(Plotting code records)
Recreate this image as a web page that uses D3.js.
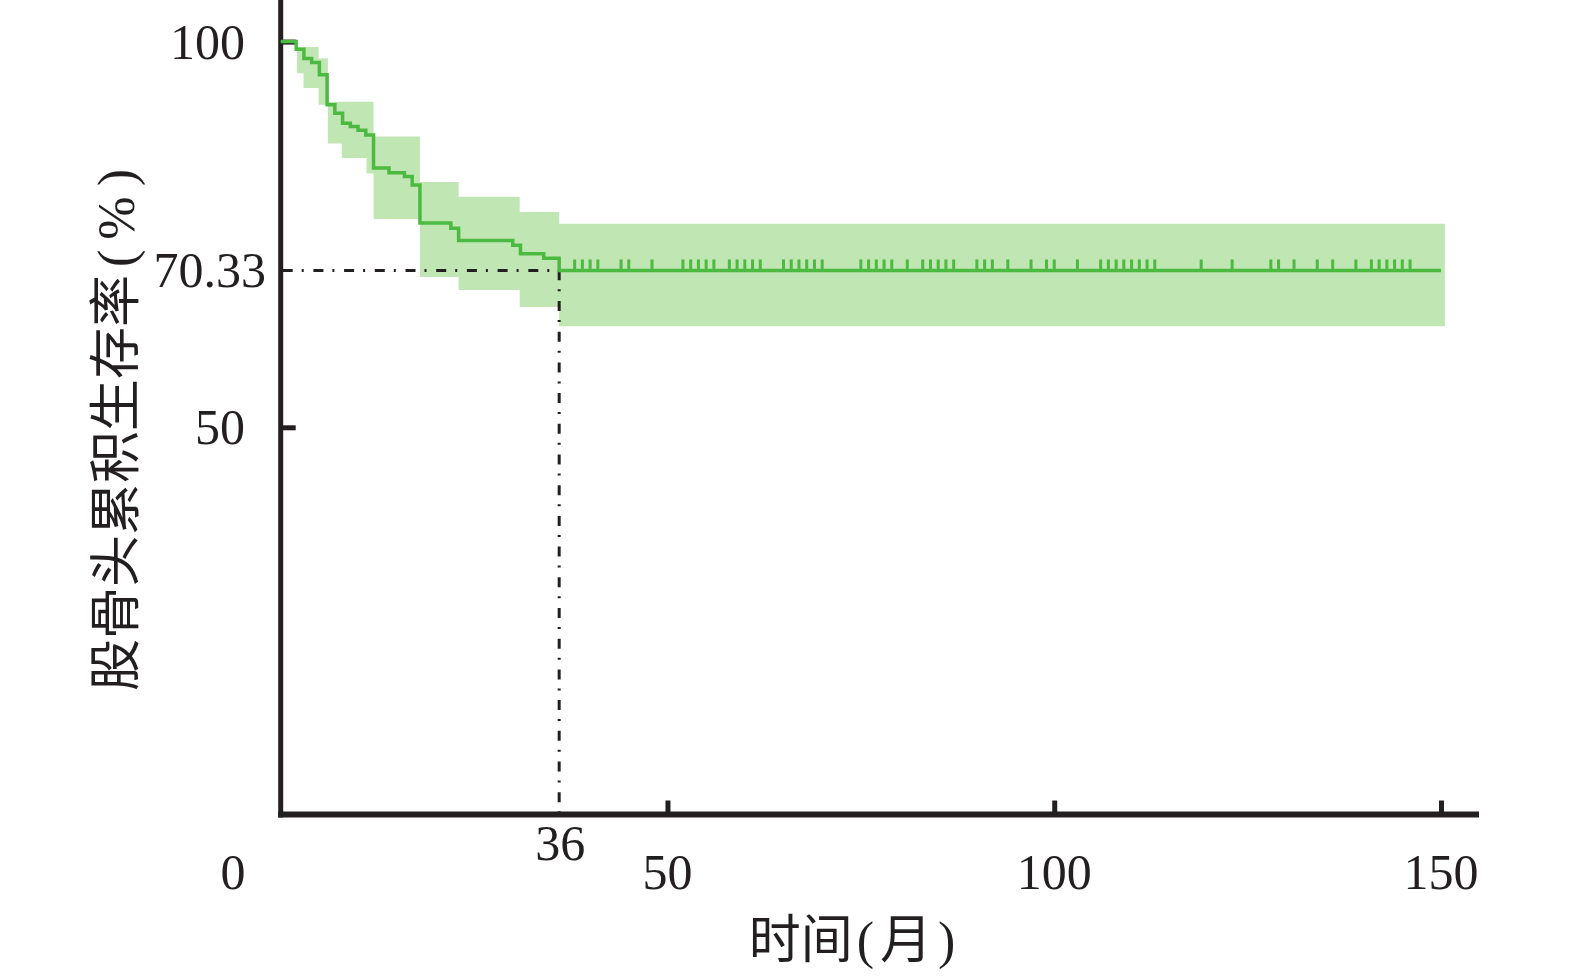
<!DOCTYPE html>
<html><head><meta charset="utf-8">
<script src="https://cdn.jsdelivr.net/npm/d3@7"></script>
<style>
html,body{margin:0;padding:0;background:#fff;}
svg{display:block;}
</style></head>
<body>
<script>
// ---- data ----
const eventTimes = [0, 2, 3, 4, 5, 6, 7, 8, 9, 10, 11, 12, 14, 16, 17, 18, 22, 23, 30, 31, 34, 36];
const survival   = [100, 99.0, 97.8, 97.3, 95.7, 91.8, 90.7, 89.4, 89.0, 88.5, 87.9, 83.6, 83.0, 82.5, 81.4, 76.5, 75.8, 74.2, 73.6, 72.5, 71.9, 70.33];
const bandTimes  = [2.1, 2.95, 4.9, 6.1, 7.9, 11.1, 12.0, 18.0, 23.0, 30.9, 36.0];
const bandLower  = [95.9, 94.0, 91.8, 86.8, 84.9, 82.9, 77.0, 69.5, 67.8, 65.6, 63.1];
const bandUpper  = [99.3, 99.3, 97.8, 92.2, 92.2, 92.2, 87.7, 81.8, 79.9, 77.9, 76.4];
const censorTimes = [38, 39, 40, 41, 44, 45, 48, 52, 53, 54, 55, 56, 58, 59, 60, 61, 62, 65, 66, 67, 68, 69, 70,
  75, 76, 77, 78, 79, 81, 83, 84, 85, 86, 87, 90, 91, 92, 94, 97, 99, 100, 103, 106, 107, 108, 109, 110, 111, 112, 113,
  119, 123, 128, 129, 131, 134, 136, 139, 141, 142, 143, 144, 145, 146];
const endTime = 150;
const bandEnd = 150.5;
const medianTime = 36;
const medianSurv = 70.33;
const xTicks = [50, 100, 150];
const yTicks = [50, 100];
const yTitle = "股骨头累积生存率";
const xTitle = "时间";
const xTitleUnit = "月";

// ---- drawing ----
const W = 1575, H = 979;
const svg = d3.select("body").append("svg").attr("width", W).attr("height", H);
const x = d3.scaleLinear().domain([0, 150]).range([280.7, 1441]);
const y = d3.scaleLinear().domain([0, 100]).range([813, 41.6]);
const ink = "#231f20";
const green = "#4cb940";
const bandCol = "#bfe6b3";
const serif = "'Liberation Serif','Times New Roman',serif";
const cjk = "'Noto Sans CJK SC','Noto Sans CJK JP',sans-serif";

// band
const bandData = bandTimes.map((t, i) => ({t, lo: bandLower[i], hi: bandUpper[i]}));
bandData.push({t: bandEnd, lo: bandLower[bandLower.length - 1], hi: bandUpper[bandUpper.length - 1]});
svg.append("path").datum(bandData)
  .attr("fill", bandCol)
  .attr("d", d3.area().curve(d3.curveStepAfter)
    .x(d => x(d.t)).y0(d => y(d.lo)).y1(d => y(d.hi)));

// median reference dash-dot
svg.append("path")
  .attr("d", d3.line()([[x(0) + 2, y(medianSurv)], [x(medianTime), y(medianSurv)], [x(medianTime), y(0)]]))
  .attr("fill", "none").attr("stroke", ink).attr("stroke-width", 3)
  .attr("stroke-dasharray", "10,9,2,9.7");

// axes
const yAxis = d3.axisRight(y).tickValues(yTicks).tickSize(15).tickFormat("");
const gy = svg.append("g").attr("transform", `translate(${x(0)},0)`).call(yAxis);
gy.select(".domain").remove();
gy.selectAll(".tick line").attr("stroke", ink).attr("stroke-width", 5);
const xAxis = d3.axisTop(x).tickValues(xTicks).tickSize(14).tickFormat("");
const gx = svg.append("g").attr("transform", `translate(0,${y(0) + 1.5})`).call(xAxis);
gx.select(".domain").remove();
gx.selectAll(".tick line").attr("stroke", ink).attr("stroke-width", 5);
svg.append("line").attr("x1", x(0)).attr("x2", x(0)).attr("y1", 0).attr("y2", y(0) + 4.5)
  .attr("stroke", ink).attr("stroke-width", 5);
svg.append("line").attr("x1", x(0) - 2.5).attr("x2", 1479).attr("y1", y(0) + 1.5).attr("y2", y(0) + 1.5)
  .attr("stroke", ink).attr("stroke-width", 6);

// survival line
const survData = eventTimes.map((t, i) => ({t, s: survival[i]}));
survData.push({t: endTime, s: survival[survival.length - 1]});
svg.append("path").datum(survData)
  .attr("fill", "none").attr("stroke", green).attr("stroke-width", 3.5)
  .attr("d", d3.line().curve(d3.curveStepAfter).x(d => x(d.t)).y(d => y(d.s)));

// censor marks
svg.append("g").selectAll("line").data(censorTimes).join("line")
  .attr("x1", d => x(d)).attr("x2", d => x(d))
  .attr("y1", y(medianSurv)).attr("y2", y(medianSurv) - 11)
  .attr("stroke", green).attr("stroke-width", 3);

// tick labels
const fs = 50;
svg.append("g").selectAll("text").data(yTicks).join("text")
  .attr("x", 245).attr("y", d => y(d) + 17)
  .attr("text-anchor", "end").attr("font-family", serif).attr("font-size", fs).attr("fill", ink)
  .text(d => d);
svg.append("text").attr("x", 266).attr("y", y(medianSurv) + 17)
  .attr("text-anchor", "end").attr("font-family", serif).attr("font-size", fs).attr("fill", ink)
  .text(medianSurv.toFixed(2));
svg.append("g").selectAll("text").data(xTicks).join("text")
  .attr("x", d => x(d)).attr("y", 889)
  .attr("text-anchor", "middle").attr("font-family", serif).attr("font-size", fs).attr("fill", ink)
  .text(d => d);
svg.append("text").attr("x", 233).attr("y", 889)
  .attr("text-anchor", "middle").attr("font-family", serif).attr("font-size", fs).attr("fill", ink).text("0");
svg.append("text").attr("x", x(medianTime) + 1).attr("y", 860)
  .attr("text-anchor", "middle").attr("font-family", serif).attr("font-size", fs).attr("fill", ink).text(medianTime);

// y title
const yt = svg.append("text")
  .attr("transform", "translate(134,430) rotate(-90)")
  .attr("text-anchor", "middle").attr("fill", ink).attr("font-size", 52);
yt.append("tspan").attr("font-family", cjk).text(yTitle);
yt.append("tspan").attr("font-family", serif).attr("dx", 8).text("(");
yt.append("tspan").attr("font-family", serif).attr("dx", 10).text("%");
yt.append("tspan").attr("font-family", serif).attr("dx", 10).text(")");

// x title
const xt = svg.append("text").attr("x", 852).attr("y", 958)
  .attr("text-anchor", "middle").attr("fill", ink).attr("font-size", 52);
xt.append("tspan").attr("font-family", cjk).text(xTitle);
xt.append("tspan").attr("font-family", serif).attr("dx", 4).text("(");
xt.append("tspan").attr("font-family", cjk).attr("dx", 6).text(xTitleUnit);
xt.append("tspan").attr("font-family", serif).attr("dx", 6).text(")");
</script>
</body></html>
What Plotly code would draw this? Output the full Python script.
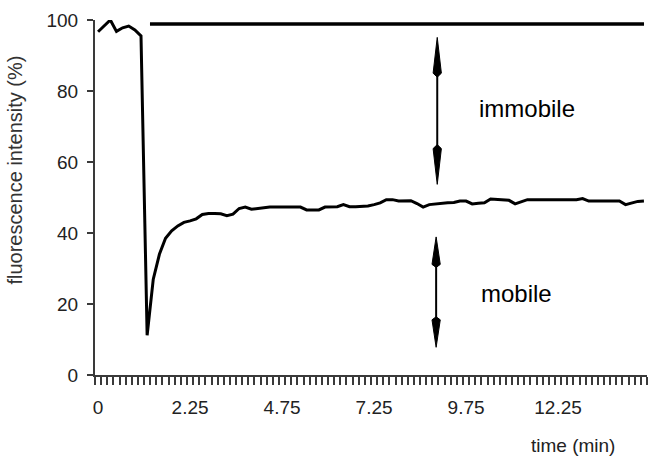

Direction. What comes back should match the records exactly, minus any pictures.

Final result.
Recreate this image as a web page that uses D3.js.
<!DOCTYPE html>
<html><head><meta charset="utf-8">
<script src="https://cdn.jsdelivr.net/npm/d3@7"></script>
<style>
html,body{margin:0;padding:0;background:#fff;}
svg{display:block;}
</style></head>
<body>
<script>
// ---- data ----
const eventTimes = [0, 2, 3, 4, 5, 6, 7, 8, 9, 10, 11, 12, 14, 16, 17, 18, 22, 23, 30, 31, 34, 36];
const survival   = [100, 99.0, 97.8, 97.3, 95.7, 91.8, 90.7, 89.4, 89.0, 88.5, 87.9, 83.6, 83.0, 82.5, 81.4, 76.5, 75.8, 74.2, 73.6, 72.5, 71.9, 70.33];
const bandTimes  = [2.1, 2.95, 4.9, 6.1, 7.9, 11.1, 12.0, 18.0, 23.0, 30.9, 36.0];
const bandLower  = [95.9, 94.0, 91.8, 86.8, 84.9, 82.9, 77.0, 69.5, 67.8, 65.6, 63.1];
const bandUpper  = [99.3, 99.3, 97.8, 92.2, 92.2, 92.2, 87.7, 81.8, 79.9, 77.9, 76.4];
const censorTimes = [38, 39, 40, 41, 44, 45, 48, 52, 53, 54, 55, 56, 58, 59, 60, 61, 62, 65, 66, 67, 68, 69, 70,
  75, 76, 77, 78, 79, 81, 83, 84, 85, 86, 87, 90, 91, 92, 94, 97, 99, 100, 103, 106, 107, 108, 109, 110, 111, 112, 113,
  119, 123, 128, 129, 131, 134, 136, 139, 141, 142, 143, 144, 145, 146];
const endTime = 150;
const bandEnd = 150.5;
const medianTime = 36;
const medianSurv = 70.33;
const xTicks = [50, 100, 150];
const yTicks = [50, 100];
const yTitle = "股骨头累积生存率";
const xTitle = "时间";
const xTitleUnit = "月";

// ---- drawing ----
const W = 1575, H = 979;
const svg = d3.select("body").append("svg").attr("width", W).attr("height", H);
const x = d3.scaleLinear().domain([0, 150]).range([280.7, 1441]);
const y = d3.scaleLinear().domain([0, 100]).range([813, 41.6]);
const ink = "#231f20";
const green = "#4cb940";
const bandCol = "#bfe6b3";
const serif = "'Liberation Serif','Times New Roman',serif";
const cjk = "'Noto Sans CJK SC','Noto Sans CJK JP',sans-serif";

// band
const bandData = bandTimes.map((t, i) => ({t, lo: bandLower[i], hi: bandUpper[i]}));
bandData.push({t: bandEnd, lo: bandLower[bandLower.length - 1], hi: bandUpper[bandUpper.length - 1]});
svg.append("path").datum(bandData)
  .attr("fill", bandCol)
  .attr("d", d3.area().curve(d3.curveStepAfter)
    .x(d => x(d.t)).y0(d => y(d.lo)).y1(d => y(d.hi)));

// median reference dash-dot
svg.append("path")
  .attr("d", d3.line()([[x(0) + 2, y(medianSurv)], [x(medianTime), y(medianSurv)], [x(medianTime), y(0)]]))
  .attr("fill", "none").attr("stroke", ink).attr("stroke-width", 3)
  .attr("stroke-dasharray", "10,9,2,9.7");

// axes
const yAxis = d3.axisRight(y).tickValues(yTicks).tickSize(15).tickFormat("");
const gy = svg.append("g").attr("transform", `translate(${x(0)},0)`).call(yAxis);
gy.select(".domain").remove();
gy.selectAll(".tick line").attr("stroke", ink).attr("stroke-width", 5);
const xAxis = d3.axisTop(x).tickValues(xTicks).tickSize(14).tickFormat("");
const gx = svg.append("g").attr("transform", `translate(0,${y(0) + 1.5})`).call(xAxis);
gx.select(".domain").remove();
gx.selectAll(".tick line").attr("stroke", ink).attr("stroke-width", 5);
svg.append("line").attr("x1", x(0)).attr("x2", x(0)).attr("y1", 0).attr("y2", y(0) + 4.5)
  .attr("stroke", ink).attr("stroke-width", 5);
svg.append("line").attr("x1", x(0) - 2.5).attr("x2", 1479).attr("y1", y(0) + 1.5).attr("y2", y(0) + 1.5)
  .attr("stroke", ink).attr("stroke-width", 6);

// survival line
const survData = eventTimes.map((t, i) => ({t, s: survival[i]}));
survData.push({t: endTime, s: survival[survival.length - 1]});
svg.append("path").datum(survData)
  .attr("fill", "none").attr("stroke", green).attr("stroke-width", 3.5)
  .attr("d", d3.line().curve(d3.curveStepAfter).x(d => x(d.t)).y(d => y(d.s)));

// censor marks
svg.append("g").selectAll("line").data(censorTimes).join("line")
  .attr("x1", d => x(d)).attr("x2", d => x(d))
  .attr("y1", y(medianSurv)).attr("y2", y(medianSurv) - 11)
  .attr("stroke", green).attr("stroke-width", 3);

// tick labels
const fs = 50;
svg.append("g").selectAll("text").data(yTicks).join("text")
  .attr("x", 245).attr("y", d => y(d) + 17)
  .attr("text-anchor", "end").attr("font-family", serif).attr("font-size", fs).attr("fill", ink)
  .text(d => d);
svg.append("text").attr("x", 266).attr("y", y(medianSurv) + 17)
  .attr("text-anchor", "end").attr("font-family", serif).attr("font-size", fs).attr("fill", ink)
  .text(medianSurv.toFixed(2));
svg.append("g").selectAll("text").data(xTicks).join("text")
  .attr("x", d => x(d)).attr("y", 889)
  .attr("text-anchor", "middle").attr("font-family", serif).attr("font-size", fs).attr("fill", ink)
  .text(d => d);
svg.append("text").attr("x", 233).attr("y", 889)
  .attr("text-anchor", "middle").attr("font-family", serif).attr("font-size", fs).attr("fill", ink).text("0");
svg.append("text").attr("x", x(medianTime) + 1).attr("y", 860)
  .attr("text-anchor", "middle").attr("font-family", serif).attr("font-size", fs).attr("fill", ink).text(medianTime);

// y title
const yt = svg.append("text")
  .attr("transform", "translate(134,430) rotate(-90)")
  .attr("text-anchor", "middle").attr("fill", ink).attr("font-size", 52);
yt.append("tspan").attr("font-family", cjk).text(yTitle);
yt.append("tspan").attr("font-family", serif).attr("dx", 8).text("(");
yt.append("tspan").attr("font-family", serif).attr("dx", 10).text("%");
yt.append("tspan").attr("font-family", serif).attr("dx", 10).text(")");

// x title
const xt = svg.append("text").attr("x", 852).attr("y", 958)
  .attr("text-anchor", "middle").attr("fill", ink).attr("font-size", 52);
xt.append("tspan").attr("font-family", cjk).text(xTitle);
xt.append("tspan").attr("font-family", serif).attr("dx", 4).text("(");
xt.append("tspan").attr("font-family", cjk).attr("dx", 6).text(xTitleUnit);
xt.append("tspan").attr("font-family", serif).attr("dx", 6).text(")");
</script>
</body></html>
What Plotly code would draw this? Output the full Python script.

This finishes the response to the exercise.